In 1919, Saionji led the Japanese delegation at the Paris Peace Conference, though his role remained largely confined to a symbolic role due to ill health. During the negotiations, Saionji proposed the addition of a "racial equality clause" to the Covenant of the League of Nations, though this met with strong American and Australian resistance (both nations being racially segregated) and was not adopted.[4] Saionji, by now an unmarried 70-year old, was accompanied to Paris by his son, his favorite daughter, and his current mistress. In 1920, he was given the title kōshaku (Japanese: 公爵, Prince) as an honor for a life in public service.
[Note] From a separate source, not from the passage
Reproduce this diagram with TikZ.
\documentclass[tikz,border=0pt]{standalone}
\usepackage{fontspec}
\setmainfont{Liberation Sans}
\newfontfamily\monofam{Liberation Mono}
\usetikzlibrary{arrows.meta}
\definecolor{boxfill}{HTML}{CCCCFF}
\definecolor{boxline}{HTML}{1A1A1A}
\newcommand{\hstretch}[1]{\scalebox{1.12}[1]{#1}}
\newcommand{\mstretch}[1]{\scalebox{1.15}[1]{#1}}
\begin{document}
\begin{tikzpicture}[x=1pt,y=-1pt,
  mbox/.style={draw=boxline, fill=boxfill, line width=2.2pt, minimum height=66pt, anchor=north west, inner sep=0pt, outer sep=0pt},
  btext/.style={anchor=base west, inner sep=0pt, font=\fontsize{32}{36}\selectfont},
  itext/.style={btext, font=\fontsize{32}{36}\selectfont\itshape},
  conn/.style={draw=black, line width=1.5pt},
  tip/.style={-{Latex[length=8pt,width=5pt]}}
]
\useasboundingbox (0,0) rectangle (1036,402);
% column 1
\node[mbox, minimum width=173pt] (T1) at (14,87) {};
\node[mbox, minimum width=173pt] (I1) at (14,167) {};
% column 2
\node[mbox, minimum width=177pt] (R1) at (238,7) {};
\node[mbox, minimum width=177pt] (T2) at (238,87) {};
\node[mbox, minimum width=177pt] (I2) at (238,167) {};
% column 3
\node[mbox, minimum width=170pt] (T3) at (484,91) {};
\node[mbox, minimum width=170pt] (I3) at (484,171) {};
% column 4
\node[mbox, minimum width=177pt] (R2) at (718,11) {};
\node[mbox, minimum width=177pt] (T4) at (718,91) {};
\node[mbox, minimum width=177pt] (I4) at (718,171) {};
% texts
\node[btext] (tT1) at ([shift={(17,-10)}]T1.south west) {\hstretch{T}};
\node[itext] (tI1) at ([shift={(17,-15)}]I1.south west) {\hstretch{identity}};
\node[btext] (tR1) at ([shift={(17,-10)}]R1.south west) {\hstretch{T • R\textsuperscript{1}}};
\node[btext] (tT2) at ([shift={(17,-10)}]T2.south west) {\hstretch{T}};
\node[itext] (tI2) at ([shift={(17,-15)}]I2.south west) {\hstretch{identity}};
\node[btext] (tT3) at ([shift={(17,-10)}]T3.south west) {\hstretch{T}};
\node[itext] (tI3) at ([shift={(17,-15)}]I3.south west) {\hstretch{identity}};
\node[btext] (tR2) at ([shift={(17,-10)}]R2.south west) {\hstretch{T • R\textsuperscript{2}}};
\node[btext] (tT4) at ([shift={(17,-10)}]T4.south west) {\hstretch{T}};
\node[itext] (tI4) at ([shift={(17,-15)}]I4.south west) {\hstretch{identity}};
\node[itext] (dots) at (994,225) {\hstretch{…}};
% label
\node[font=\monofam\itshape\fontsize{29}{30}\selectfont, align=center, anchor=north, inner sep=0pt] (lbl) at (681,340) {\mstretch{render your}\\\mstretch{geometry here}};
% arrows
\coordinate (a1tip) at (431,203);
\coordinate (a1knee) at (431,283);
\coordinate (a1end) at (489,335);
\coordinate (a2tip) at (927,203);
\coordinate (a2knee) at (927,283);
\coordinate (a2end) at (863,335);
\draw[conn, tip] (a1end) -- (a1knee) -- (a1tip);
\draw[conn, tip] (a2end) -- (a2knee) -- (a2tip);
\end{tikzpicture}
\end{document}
He was detested by Japanese militarists and was on the list of those to be assassinated in the attempted coup of February 26, 1936. Upon receiving news of the mutiny, Saionji fled in his car but was pursued for a great distance by a suspicious vehicle that he and his companions assumed held soldiers bent on his murder. In actuality, it held newspaper reporters.
For much of his career, Saionji tried to diminish the influence of the Imperial Japanese Army in political issues. He was one of the most liberal of Emperor Hirohito's advisors, and favored friendly relations with Great Britain and the United States. However, he was careful to pick his battles, and would concede defeat when he knew he could not win (e.g. his inability to prevent the Tripartite Pact).
Political scientist Kenneth Colegrove wrote in 1936 that Saionji had "extensive" influence over Japanese politics.[1]